Figure scripts
▬▬▬▬▬▬▬▬▬▬
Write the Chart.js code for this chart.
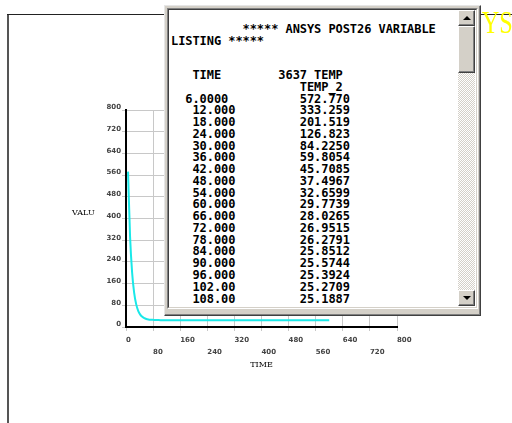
<!DOCTYPE html>
<html>
<head>
<meta charset="utf-8">
<script src="https://cdn.jsdelivr.net/npm/chart.js@4.4.1/dist/chart.umd.min.js"></script>
<style>
  html, body { margin: 0; padding: 0; background: #fff; }
  #wrap { position: relative; width: 512px; height: 423px; overflow: hidden; background: #fff; }
  #chart { position: absolute; left: 0; top: 0; }
  .abs { position: absolute; box-sizing: border-box; }
  #frameL { left: 7px; top: 14px; width: 2px; height: 409px; background: #555; }
  #frameT { left: 7px; top: 14px; width: 505px; height: 1px; background: #222; }
  #logo { right: -1px; top: 5px; font: 31px 'Liberation Serif', serif; color: #ffff00;
          white-space: nowrap; transform: scaleX(0.78); transform-origin: right center; }
  #valu { left: 72px; top: 208px; font: 8px 'DejaVu Serif', serif; color: #000; }
  /* listing window */
  #win { left: 164px; top: 5px; width: 317px; height: 311px; background: #d4d0c8;
         border-top: 1px solid #e6e6e6; border-left: 1px solid #e6e6e6;
         border-right: 1px solid #404040; border-bottom: 1px solid #404040; }
  #win2 { left: 165px; top: 6px; width: 315px; height: 309px;
          border-right: 1px solid #808080; border-bottom: 1px solid #808080; }
  #pane { left: 167px; top: 8px; width: 311px; height: 301px; background: #fff;
          border-top: 1px solid #808080; border-left: 1px solid #808080;
          border-right: 1px solid #fff; border-bottom: 1px solid #fff; }
  #pane2 { left: 168px; top: 9px; width: 309px; height: 299px;
           border-top: 1px solid #404040; border-left: 1px solid #404040;
           border-right: 1px solid #d4d0c8; border-bottom: 1px solid #d4d0c8; }
  #track { left: 458px; top: 10px; width: 17px; height: 296px;
           background-color: #fff;
           background-image: repeating-conic-gradient(#d4d0c8 0 25%, #fff 0 50%);
           background-size: 2px 2px; }
  .btn { width: 17px; background: #d4d0c8;
         border-top: 1px solid #fff; border-left: 1px solid #fff;
         border-right: 1px solid #404040; border-bottom: 1px solid #404040;
         box-shadow: inset -1px -1px 0 #808080; }
  #up { left: 458px; top: 10px; height: 16px; }
  #thumb { left: 458px; top: 26px; height: 47px; }
  #down { left: 458px; top: 290px; height: 16px; }
  .arrow { position: absolute; left: 4px; width: 0; height: 0;
           border-left: 4px solid transparent; border-right: 4px solid transparent; }
  #up .arrow { top: 5px; border-bottom: 4px solid #000; }
  #down .arrow { top: 5px; border-top: 4px solid #000; }
  pre.lst { position: absolute; margin: 0; left: 171px; color: #000;
            font: bold 12px 'DejaVu Sans Mono', monospace; letter-spacing: -0.07px; }
  #head { top: 23px; line-height: 12.4px; }
  #rows { top: 70px; line-height: 11.76px; }
</style>
</head>
<body>
<div id="wrap">
  <canvas id="chart" width="512" height="423"></canvas>
  <div id="frameL" class="abs"></div>
  <div id="frameT" class="abs"></div>
  <div id="logo" class="abs">ANSYS</div>
  <div id="valu" class="abs">VALU</div>
  <div id="win" class="abs"></div>
  <div id="win2" class="abs"></div>
  <div id="pane" class="abs"></div>
  <div id="pane2" class="abs"></div>
  <div id="track" class="abs"></div>
  <div id="up" class="abs btn"><div class="arrow"></div></div>
  <div id="thumb" class="abs btn"></div>
  <div id="down" class="abs btn"><div class="arrow"></div></div>
  <pre id="head" class="lst"></pre>
  <pre id="rows" class="lst"></pre>
</div>
<script>
// POST26 listing: time and nodal temperature (node 3637)
const listTimes = ['6.0000', '12.000', '18.000', '24.000', '30.000', '36.000',
                   '42.000', '48.000', '54.000', '60.000', '66.000', '72.000',
                   '78.000', '84.000', '90.000', '96.000', '102.00', '108.00'];
const listTemps = ['572.770', '333.259', '201.519', '126.823', '84.2250', '59.8054',
                   '45.7085', '37.4967', '32.6599', '29.7739', '28.0265', '26.9515',
                   '26.2791', '25.8512', '25.5744', '25.3924', '25.2709', '25.1887'];
// later part of the run, levelling off near ambient
const tailTimes = [120, 150, 180, 240, 300, 360, 420, 480, 540, 600];
const tailTemps = [25.09, 25.03, 25.01, 25.0, 25.0, 25.0, 25.0, 25.0, 25.0, 25.0];

const xTickValues = [0, 80, 160, 240, 320, 400, 480, 560, 640, 720, 800];
const yTickValues = [0, 80, 160, 240, 320, 400, 480, 560, 640, 720, 800];

// listing text
const pad = (s, n) => s + ' '.repeat(Math.max(0, n - s.length));
document.getElementById('head').textContent =
  '          ***** ANSYS POST26 VARIABLE\nLISTING *****';
const rowLines = [pad('   TIME', 15) + '3637 TEMP', pad('', 18) + 'TEMP_2'];
listTimes.forEach((t, i) => {
  const lead = t.indexOf('.') === 1 ? '  ' : '   ';
  rowLines.push(pad(lead + t, 18) + listTemps[i]);
});
document.getElementById('rows').textContent = rowLines.join('\n');

// curve points
const points = listTimes.map((t, i) => ({ x: parseFloat(t), y: parseFloat(listTemps[i]) }))
  .concat(tailTimes.map((t, i) => ({ x: t, y: tailTemps[i] })));

const tickFont = { family: 'DejaVu Sans', size: 7, weight: 'bold' };

new Chart(document.getElementById('chart'), {
  type: 'line',
  data: {
    datasets: [{
      data: points,
      borderColor: '#1ae8e8',
      borderWidth: 2,
      pointRadius: 0,
      fill: false,
      cubicInterpolationMode: 'monotone'
    }]
  },
  options: {
    responsive: false,
    animation: false,
    events: [],
    layout: { padding: { left: 0, top: 110, right: 115, bottom: 53 } },
    plugins: { legend: { display: false }, tooltip: { enabled: false } },
    scales: {
      x: {
        type: 'linear', min: 0, max: 800,
        afterBuildTicks: s => { s.ticks = xTickValues.map(v => ({ value: v })); },
        afterFit: s => { s.height = 43; },
        grid: { color: '#c8c8c8', lineWidth: 1, tickLength: 4 },
        border: { color: '#000', width: 2 },
        ticks: {
          align: 'start', padding: 3, maxRotation: 0, autoSkip: false,
          color: '#444', font: Object.assign({ lineHeight: '12px' }, tickFont),
          callback: (v, i) => (i % 2 === 0 ? [String(v), ''] : ['', String(v)])
        },
        title: { display: true, text: 'TIME', color: '#000', padding: 0,
                 font: { family: 'DejaVu Serif', size: 8 } }
      },
      y: {
        type: 'linear', min: 0, max: 800,
        afterBuildTicks: s => { s.ticks = yTickValues.map(v => ({ value: v })); },
        afterFit: s => { s.width = 126; },
        grid: { color: '#c8c8c8', lineWidth: 1, tickLength: 4 },
        border: { color: '#000', width: 2 },
        ticks: {
          padding: 1, autoSkip: false, color: '#444',
          font: Object.assign({ lineHeight: '5px' }, tickFont),
          callback: v => [String(v), '']
        }
      }
    }
  }
});
</script>
</body>
</html>
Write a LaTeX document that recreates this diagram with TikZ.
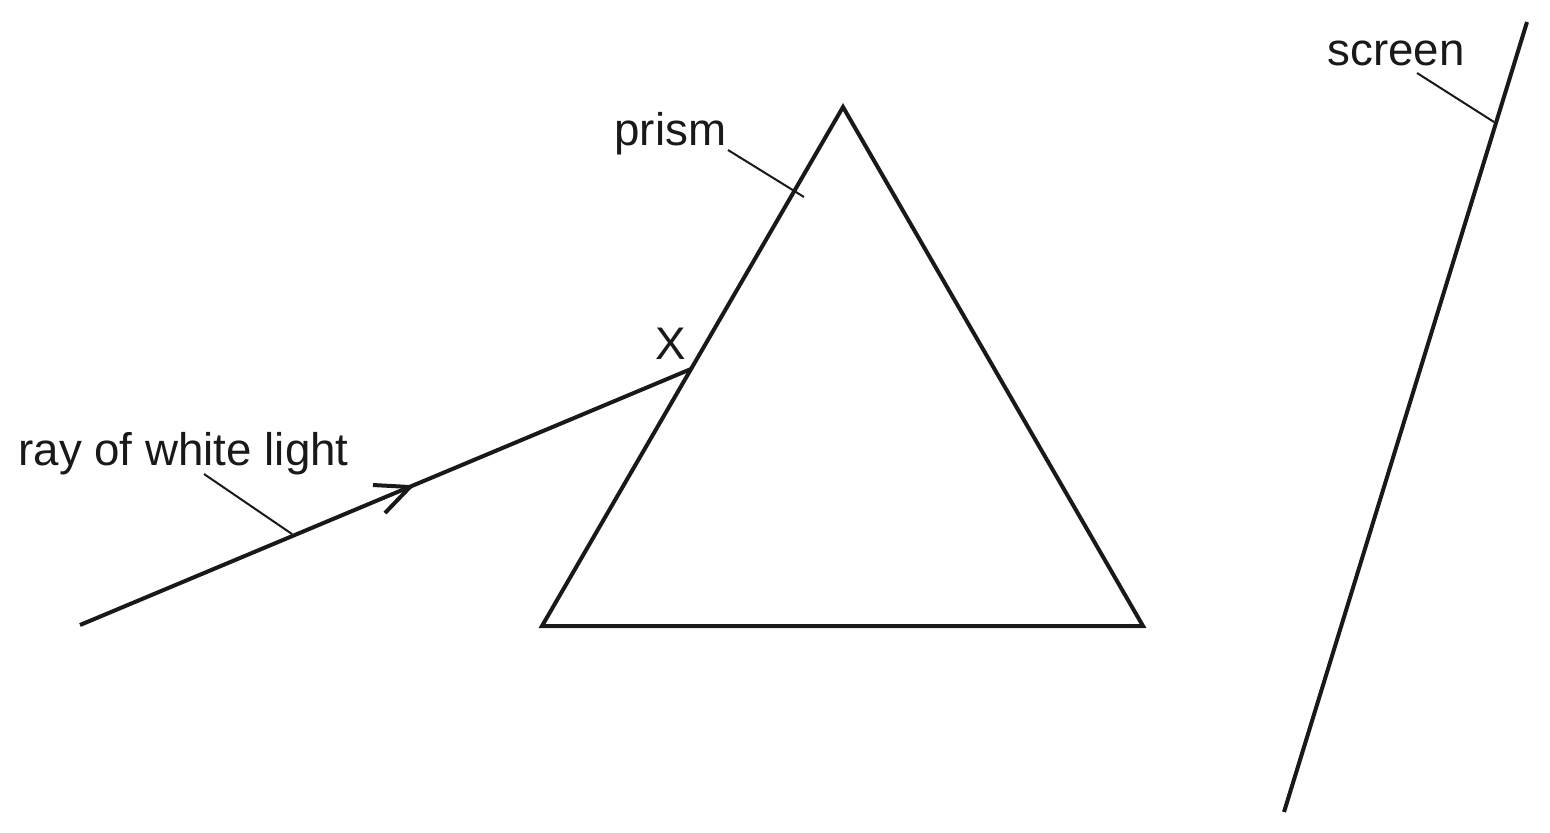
▬▬▬▬▬▬▬▬▬▬
▶ **Instruction**: The material above holds pictures; copy everything else in it exactly.

▶ **Output for this task**:
Write the Chart.js code for this chart.
<!DOCTYPE html>
<html>
<head>
<meta charset="utf-8">
<script src="https://cdn.jsdelivr.net/npm/chart.js@4.4.1/dist/chart.umd.min.js"></script>
<style>
  html, body { margin: 0; padding: 0; background: #fff; }
  #wrap { position: relative; width: 512px; height: 423px; overflow: hidden; background: #fff; }
  #chart { position: absolute; left: 0; top: 0; }
  .abs { position: absolute; box-sizing: border-box; }
  #frameL { left: 7px; top: 14px; width: 2px; height: 409px; background: #555; }
  #frameT { left: 7px; top: 14px; width: 505px; height: 1px; background: #222; }
  #logo { right: -1px; top: 5px; font: 31px 'Liberation Serif', serif; color: #ffff00;
          white-space: nowrap; transform: scaleX(0.78); transform-origin: right center; }
  #valu { left: 72px; top: 208px; font: 8px 'DejaVu Serif', serif; color: #000; }
  /* listing window */
  #win { left: 164px; top: 5px; width: 317px; height: 311px; background: #d4d0c8;
         border-top: 1px solid #e6e6e6; border-left: 1px solid #e6e6e6;
         border-right: 1px solid #404040; border-bottom: 1px solid #404040; }
  #win2 { left: 165px; top: 6px; width: 315px; height: 309px;
          border-right: 1px solid #808080; border-bottom: 1px solid #808080; }
  #pane { left: 167px; top: 8px; width: 311px; height: 301px; background: #fff;
          border-top: 1px solid #808080; border-left: 1px solid #808080;
          border-right: 1px solid #fff; border-bottom: 1px solid #fff; }
  #pane2 { left: 168px; top: 9px; width: 309px; height: 299px;
           border-top: 1px solid #404040; border-left: 1px solid #404040;
           border-right: 1px solid #d4d0c8; border-bottom: 1px solid #d4d0c8; }
  #track { left: 458px; top: 10px; width: 17px; height: 296px;
           background-color: #fff;
           background-image: repeating-conic-gradient(#d4d0c8 0 25%, #fff 0 50%);
           background-size: 2px 2px; }
  .btn { width: 17px; background: #d4d0c8;
         border-top: 1px solid #fff; border-left: 1px solid #fff;
         border-right: 1px solid #404040; border-bottom: 1px solid #404040;
         box-shadow: inset -1px -1px 0 #808080; }
  #up { left: 458px; top: 10px; height: 16px; }
  #thumb { left: 458px; top: 26px; height: 47px; }
  #down { left: 458px; top: 290px; height: 16px; }
  .arrow { position: absolute; left: 4px; width: 0; height: 0;
           border-left: 4px solid transparent; border-right: 4px solid transparent; }
  #up .arrow { top: 5px; border-bottom: 4px solid #000; }
  #down .arrow { top: 5px; border-top: 4px solid #000; }
  pre.lst { position: absolute; margin: 0; left: 171px; color: #000;
            font: bold 12px 'DejaVu Sans Mono', monospace; letter-spacing: -0.07px; }
  #head { top: 23px; line-height: 12.4px; }
  #rows { top: 70px; line-height: 11.76px; }
</style>
</head>
<body>
<div id="wrap">
  <canvas id="chart" width="512" height="423"></canvas>
  <div id="frameL" class="abs"></div>
  <div id="frameT" class="abs"></div>
  <div id="logo" class="abs">ANSYS</div>
  <div id="valu" class="abs">VALU</div>
  <div id="win" class="abs"></div>
  <div id="win2" class="abs"></div>
  <div id="pane" class="abs"></div>
  <div id="pane2" class="abs"></div>
  <div id="track" class="abs"></div>
  <div id="up" class="abs btn"><div class="arrow"></div></div>
  <div id="thumb" class="abs btn"></div>
  <div id="down" class="abs btn"><div class="arrow"></div></div>
  <pre id="head" class="lst"></pre>
  <pre id="rows" class="lst"></pre>
</div>
<script>
// POST26 listing: time and nodal temperature (node 3637)
const listTimes = ['6.0000', '12.000', '18.000', '24.000', '30.000', '36.000',
                   '42.000', '48.000', '54.000', '60.000', '66.000', '72.000',
                   '78.000', '84.000', '90.000', '96.000', '102.00', '108.00'];
const listTemps = ['572.770', '333.259', '201.519', '126.823', '84.2250', '59.8054',
                   '45.7085', '37.4967', '32.6599', '29.7739', '28.0265', '26.9515',
                   '26.2791', '25.8512', '25.5744', '25.3924', '25.2709', '25.1887'];
// later part of the run, levelling off near ambient
const tailTimes = [120, 150, 180, 240, 300, 360, 420, 480, 540, 600];
const tailTemps = [25.09, 25.03, 25.01, 25.0, 25.0, 25.0, 25.0, 25.0, 25.0, 25.0];

const xTickValues = [0, 80, 160, 240, 320, 400, 480, 560, 640, 720, 800];
const yTickValues = [0, 80, 160, 240, 320, 400, 480, 560, 640, 720, 800];

// listing text
const pad = (s, n) => s + ' '.repeat(Math.max(0, n - s.length));
document.getElementById('head').textContent =
  '          ***** ANSYS POST26 VARIABLE\nLISTING *****';
const rowLines = [pad('   TIME', 15) + '3637 TEMP', pad('', 18) + 'TEMP_2'];
listTimes.forEach((t, i) => {
  const lead = t.indexOf('.') === 1 ? '  ' : '   ';
  rowLines.push(pad(lead + t, 18) + listTemps[i]);
});
document.getElementById('rows').textContent = rowLines.join('\n');

// curve points
const points = listTimes.map((t, i) => ({ x: parseFloat(t), y: parseFloat(listTemps[i]) }))
  .concat(tailTimes.map((t, i) => ({ x: t, y: tailTemps[i] })));

const tickFont = { family: 'DejaVu Sans', size: 7, weight: 'bold' };

new Chart(document.getElementById('chart'), {
  type: 'line',
  data: {
    datasets: [{
      data: points,
      borderColor: '#1ae8e8',
      borderWidth: 2,
      pointRadius: 0,
      fill: false,
      cubicInterpolationMode: 'monotone'
    }]
  },
  options: {
    responsive: false,
    animation: false,
    events: [],
    layout: { padding: { left: 0, top: 110, right: 115, bottom: 53 } },
    plugins: { legend: { display: false }, tooltip: { enabled: false } },
    scales: {
      x: {
        type: 'linear', min: 0, max: 800,
        afterBuildTicks: s => { s.ticks = xTickValues.map(v => ({ value: v })); },
        afterFit: s => { s.height = 43; },
        grid: { color: '#c8c8c8', lineWidth: 1, tickLength: 4 },
        border: { color: '#000', width: 2 },
        ticks: {
          align: 'start', padding: 3, maxRotation: 0, autoSkip: false,
          color: '#444', font: Object.assign({ lineHeight: '12px' }, tickFont),
          callback: (v, i) => (i % 2 === 0 ? [String(v), ''] : ['', String(v)])
        },
        title: { display: true, text: 'TIME', color: '#000', padding: 0,
                 font: { family: 'DejaVu Serif', size: 8 } }
      },
      y: {
        type: 'linear', min: 0, max: 800,
        afterBuildTicks: s => { s.ticks = yTickValues.map(v => ({ value: v })); },
        afterFit: s => { s.width = 126; },
        grid: { color: '#c8c8c8', lineWidth: 1, tickLength: 4 },
        border: { color: '#000', width: 2 },
        ticks: {
          padding: 1, autoSkip: false, color: '#444',
          font: Object.assign({ lineHeight: '5px' }, tickFont),
          callback: v => [String(v), '']
        }
      }
    }
  }
});
</script>
</body>
</html>
Write a LaTeX document that recreates this diagram with TikZ.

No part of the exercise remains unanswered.